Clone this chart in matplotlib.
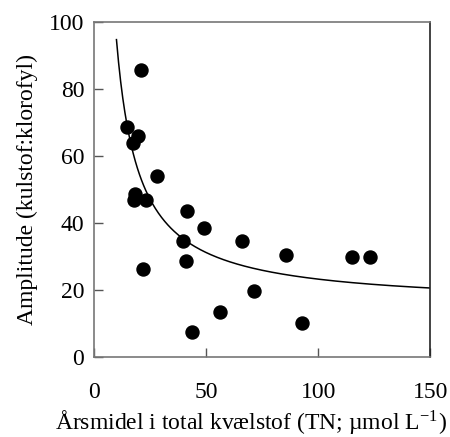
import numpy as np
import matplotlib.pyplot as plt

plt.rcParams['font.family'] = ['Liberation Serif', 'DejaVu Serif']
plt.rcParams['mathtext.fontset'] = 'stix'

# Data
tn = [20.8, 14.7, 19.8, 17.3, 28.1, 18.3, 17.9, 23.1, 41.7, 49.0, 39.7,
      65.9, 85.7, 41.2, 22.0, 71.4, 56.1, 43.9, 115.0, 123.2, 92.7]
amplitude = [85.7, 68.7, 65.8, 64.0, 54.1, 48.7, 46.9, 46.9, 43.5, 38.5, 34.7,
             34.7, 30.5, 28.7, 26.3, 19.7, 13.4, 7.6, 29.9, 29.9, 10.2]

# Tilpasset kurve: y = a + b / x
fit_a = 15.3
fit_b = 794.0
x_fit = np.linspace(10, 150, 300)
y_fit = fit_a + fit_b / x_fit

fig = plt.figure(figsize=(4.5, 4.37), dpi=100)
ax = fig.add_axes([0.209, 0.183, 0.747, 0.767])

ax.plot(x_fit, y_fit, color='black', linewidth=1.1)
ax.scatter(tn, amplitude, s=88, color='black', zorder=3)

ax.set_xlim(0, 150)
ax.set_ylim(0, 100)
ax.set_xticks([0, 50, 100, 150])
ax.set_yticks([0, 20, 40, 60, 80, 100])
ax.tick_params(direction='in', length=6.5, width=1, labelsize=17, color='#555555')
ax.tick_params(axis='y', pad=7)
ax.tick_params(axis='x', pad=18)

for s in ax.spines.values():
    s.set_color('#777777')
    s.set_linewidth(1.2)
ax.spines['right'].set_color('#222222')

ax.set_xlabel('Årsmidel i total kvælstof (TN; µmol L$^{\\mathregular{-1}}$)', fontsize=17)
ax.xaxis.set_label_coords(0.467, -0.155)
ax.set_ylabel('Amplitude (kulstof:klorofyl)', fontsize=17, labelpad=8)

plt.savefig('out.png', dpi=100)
++++++++++++++++++++
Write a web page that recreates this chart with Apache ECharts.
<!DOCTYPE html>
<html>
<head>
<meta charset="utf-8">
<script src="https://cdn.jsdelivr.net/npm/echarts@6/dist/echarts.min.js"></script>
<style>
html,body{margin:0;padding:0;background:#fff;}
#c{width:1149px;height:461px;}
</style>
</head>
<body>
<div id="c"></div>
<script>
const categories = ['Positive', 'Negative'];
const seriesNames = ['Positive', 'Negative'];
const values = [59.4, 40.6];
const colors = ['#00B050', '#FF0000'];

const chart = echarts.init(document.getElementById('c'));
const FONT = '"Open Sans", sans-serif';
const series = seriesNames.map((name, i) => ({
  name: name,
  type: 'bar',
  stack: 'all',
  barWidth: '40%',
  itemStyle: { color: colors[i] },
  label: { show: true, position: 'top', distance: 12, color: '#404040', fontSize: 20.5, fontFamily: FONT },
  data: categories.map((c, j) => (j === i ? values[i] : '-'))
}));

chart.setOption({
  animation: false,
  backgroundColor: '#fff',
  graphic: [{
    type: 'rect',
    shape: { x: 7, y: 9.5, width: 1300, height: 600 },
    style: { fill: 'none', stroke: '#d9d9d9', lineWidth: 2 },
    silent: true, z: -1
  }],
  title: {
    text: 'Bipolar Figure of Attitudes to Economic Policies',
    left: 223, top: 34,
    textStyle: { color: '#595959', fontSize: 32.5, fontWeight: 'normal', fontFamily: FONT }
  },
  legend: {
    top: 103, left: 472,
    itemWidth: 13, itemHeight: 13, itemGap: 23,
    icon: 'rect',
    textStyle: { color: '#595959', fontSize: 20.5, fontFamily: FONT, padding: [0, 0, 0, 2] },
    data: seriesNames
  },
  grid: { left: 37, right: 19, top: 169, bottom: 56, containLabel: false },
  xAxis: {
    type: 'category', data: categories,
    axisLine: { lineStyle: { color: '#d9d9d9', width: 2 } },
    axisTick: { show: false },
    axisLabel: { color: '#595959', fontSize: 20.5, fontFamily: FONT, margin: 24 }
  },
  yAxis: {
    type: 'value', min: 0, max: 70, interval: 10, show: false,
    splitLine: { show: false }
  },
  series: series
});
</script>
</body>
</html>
++++++++++++++++++++
Problem description: Omit all pictures and repeat exactly the lines from the one containing "Clone this chart in matplotlib." through the one containing "ax.spines['right'].set_color('#222222')", ends included, with nothing added.

Result:
Clone this chart in matplotlib.
import numpy as np
import matplotlib.pyplot as plt

plt.rcParams['font.family'] = ['Liberation Serif', 'DejaVu Serif']
plt.rcParams['mathtext.fontset'] = 'stix'

# Data
tn = [20.8, 14.7, 19.8, 17.3, 28.1, 18.3, 17.9, 23.1, 41.7, 49.0, 39.7,
      65.9, 85.7, 41.2, 22.0, 71.4, 56.1, 43.9, 115.0, 123.2, 92.7]
amplitude = [85.7, 68.7, 65.8, 64.0, 54.1, 48.7, 46.9, 46.9, 43.5, 38.5, 34.7,
             34.7, 30.5, 28.7, 26.3, 19.7, 13.4, 7.6, 29.9, 29.9, 10.2]

# Tilpasset kurve: y = a + b / x
fit_a = 15.3
fit_b = 794.0
x_fit = np.linspace(10, 150, 300)
y_fit = fit_a + fit_b / x_fit

fig = plt.figure(figsize=(4.5, 4.37), dpi=100)
ax = fig.add_axes([0.209, 0.183, 0.747, 0.767])

ax.plot(x_fit, y_fit, color='black', linewidth=1.1)
ax.scatter(tn, amplitude, s=88, color='black', zorder=3)

ax.set_xlim(0, 150)
ax.set_ylim(0, 100)
ax.set_xticks([0, 50, 100, 150])
ax.set_yticks([0, 20, 40, 60, 80, 100])
ax.tick_params(direction='in', length=6.5, width=1, labelsize=17, color='#555555')
ax.tick_params(axis='y', pad=7)
ax.tick_params(axis='x', pad=18)

for s in ax.spines.values():
    s.set_color('#777777')
    s.set_linewidth(1.2)
ax.spines['right'].set_color('#222222')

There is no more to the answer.